The agents remained in surveillance of the red camaro for 45 minutes. Admittedly, they could not see if anyone else came or went from the vehicle but they were aware that it did not leave the parking lot during that time. It is reasonable to believe that the individuals who were in the vehicle when the agents arrived were the same ones who would leave 45 minutes later in that same vehicle. The time period here is not long enough to negate the agents’ reasonable suspicion.
C. Pretextual Stop
Dies argues that Beard’s traffic stop was pretextual, but then claims that Beard lacked the pretext to stop him. In this case the traffic stop was based on the reasonable suspicion that illegal narcotics were being used. That was the crime the agents sought to investigate. They did not need to perform a pretextual stop. Therefore, we find the agents had the right to stop Dies.
D. Reasonable Suspicion and Probable Cause can transfer
Dies also argues that any reasonable suspicion the agents may have possessed was not transferred to Beard who performed the traffic stop; therefore, Beard’s stop was illegal. We do not agree with this argument.
This court in Jones held that reasonable suspicion and probable cause can be transferred from officer to officer and police department to police department. When Beard acted, he did so with the reasonable suspicion that the agents had given to him.
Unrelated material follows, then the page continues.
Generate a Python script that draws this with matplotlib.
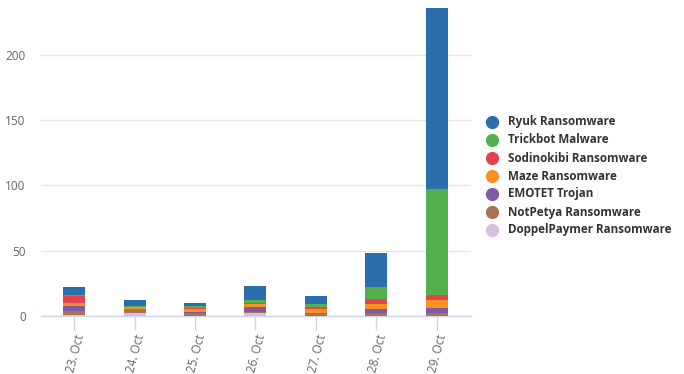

E. Flight During Reasonable Suspicion Justifies Arrest
Dies also argues his arrest was illegal because the agents lacked probable cause. This court in Mitchell, held that if a suspect flees from the police when he has been detained on reasonable suspicion, the officers acquire probable cause to effectuate an arrest. The agents possessed reasonable suspicion that Dies was engaged in criminal activity. His flight from Beard created the probable cause for which he was lawfully arrested.
Since we are talking about smell, don’t forget that in Florida v. Jardines, 569 U.S. 1 (2013), the U.S. Supreme Court said that taking a dog to sniff outside of a house constitutes a 4th amendment search that would require a warrant or an exception to the warrant. However, that same case distinguished a human nose and stated that a human sniff is not a search.